## Task to complete
Exclude images, then output the remaining data verbatim.

Source code of charts:
+++++

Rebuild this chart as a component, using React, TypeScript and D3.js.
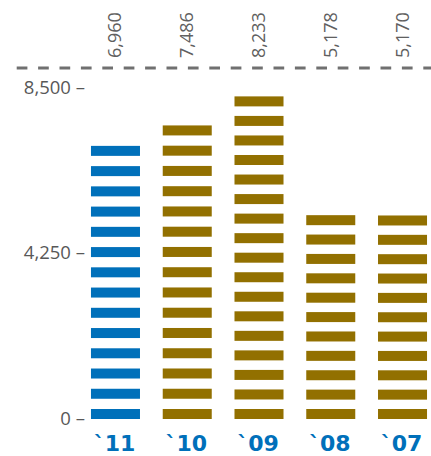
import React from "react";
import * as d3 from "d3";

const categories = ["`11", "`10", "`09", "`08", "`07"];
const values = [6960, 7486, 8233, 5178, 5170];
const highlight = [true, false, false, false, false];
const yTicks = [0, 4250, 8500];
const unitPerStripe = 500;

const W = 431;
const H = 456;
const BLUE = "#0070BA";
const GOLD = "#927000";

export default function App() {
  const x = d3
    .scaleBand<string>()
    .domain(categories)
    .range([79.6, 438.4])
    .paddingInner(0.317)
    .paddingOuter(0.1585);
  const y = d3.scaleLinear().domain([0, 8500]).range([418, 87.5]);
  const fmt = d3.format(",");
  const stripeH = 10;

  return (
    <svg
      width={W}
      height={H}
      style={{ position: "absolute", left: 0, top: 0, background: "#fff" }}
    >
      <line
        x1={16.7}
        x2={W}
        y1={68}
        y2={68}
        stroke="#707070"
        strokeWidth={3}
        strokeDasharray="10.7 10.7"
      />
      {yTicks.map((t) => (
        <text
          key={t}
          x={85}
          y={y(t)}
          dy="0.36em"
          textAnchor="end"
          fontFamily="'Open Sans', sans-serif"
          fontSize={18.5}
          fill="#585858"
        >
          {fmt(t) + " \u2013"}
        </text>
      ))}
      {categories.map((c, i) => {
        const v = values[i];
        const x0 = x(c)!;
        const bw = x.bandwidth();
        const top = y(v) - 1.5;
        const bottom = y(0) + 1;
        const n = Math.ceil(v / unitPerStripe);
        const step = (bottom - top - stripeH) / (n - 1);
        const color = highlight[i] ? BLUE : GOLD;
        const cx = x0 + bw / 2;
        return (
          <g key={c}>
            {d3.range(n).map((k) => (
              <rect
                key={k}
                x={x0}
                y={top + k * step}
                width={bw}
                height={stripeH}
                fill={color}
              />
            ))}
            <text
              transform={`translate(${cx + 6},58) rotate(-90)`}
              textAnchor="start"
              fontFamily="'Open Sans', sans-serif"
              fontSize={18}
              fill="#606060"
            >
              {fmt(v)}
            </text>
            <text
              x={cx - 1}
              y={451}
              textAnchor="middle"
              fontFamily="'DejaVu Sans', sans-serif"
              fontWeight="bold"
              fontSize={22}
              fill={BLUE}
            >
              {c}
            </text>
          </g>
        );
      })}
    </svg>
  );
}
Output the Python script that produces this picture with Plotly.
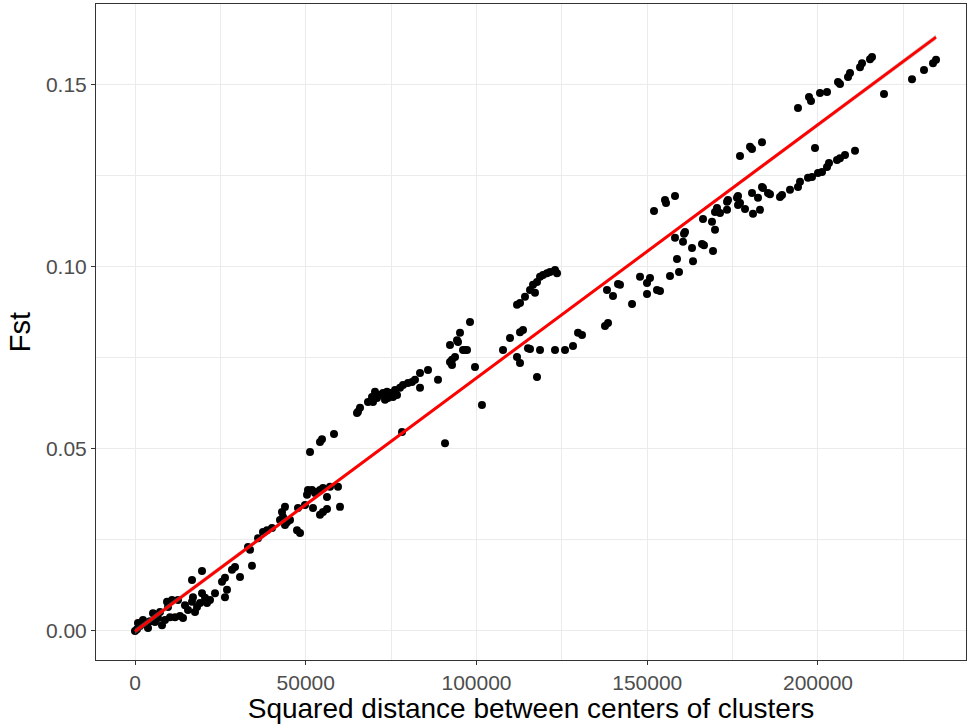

+++++

## Written solution
Rebuild this chart as a component, using React, TypeScript and D3.js.
import React from "react";
import * as d3 from "d3";

const categories = ["`11", "`10", "`09", "`08", "`07"];
const values = [6960, 7486, 8233, 5178, 5170];
const highlight = [true, false, false, false, false];
const yTicks = [0, 4250, 8500];
const unitPerStripe = 500;

const W = 431;
const H = 456;
const BLUE = "#0070BA";
const GOLD = "#927000";

export default function App() {
  const x = d3
    .scaleBand<string>()
    .domain(categories)
    .range([79.6, 438.4])
    .paddingInner(0.317)
    .paddingOuter(0.1585);
  const y = d3.scaleLinear().domain([0, 8500]).range([418, 87.5]);
  const fmt = d3.format(",");
  const stripeH = 10;

  return (
    <svg
      width={W}
      height={H}
      style={{ position: "absolute", left: 0, top: 0, background: "#fff" }}
    >
      <line
        x1={16.7}
        x2={W}
        y1={68}
        y2={68}
        stroke="#707070"
        strokeWidth={3}
        strokeDasharray="10.7 10.7"
      />
      {yTicks.map((t) => (
        <text
          key={t}
          x={85}
          y={y(t)}
          dy="0.36em"
          textAnchor="end"
          fontFamily="'Open Sans', sans-serif"
          fontSize={18.5}
          fill="#585858"
        >
          {fmt(t) + " \u2013"}
        </text>
      ))}
      {categories.map((c, i) => {
        const v = values[i];
        const x0 = x(c)!;
        const bw = x.bandwidth();
        const top = y(v) - 1.5;
        const bottom = y(0) + 1;
        const n = Math.ceil(v / unitPerStripe);
        const step = (bottom - top - stripeH) / (n - 1);
        const color = highlight[i] ? BLUE : GOLD;
        const cx = x0 + bw / 2;
        return (
          <g key={c}>
            {d3.range(n).map((k) => (
              <rect
                key={k}
                x={x0}
                y={top + k * step}
                width={bw}
                height={stripeH}
                fill={color}
              />
            ))}
            <text
              transform={`translate(${cx + 6},58) rotate(-90)`}
              textAnchor="start"
              fontFamily="'Open Sans', sans-serif"
              fontSize={18}
              fill="#606060"
            >
              {fmt(v)}
            </text>
            <text
              x={cx - 1}
              y={451}
              textAnchor="middle"
              fontFamily="'DejaVu Sans', sans-serif"
              fontWeight="bold"
              fontSize={22}
              fill={BLUE}
            >
              {c}
            </text>
          </g>
        );
      })}
    </svg>
  );
}
Output the Python script that produces this picture with Plotly.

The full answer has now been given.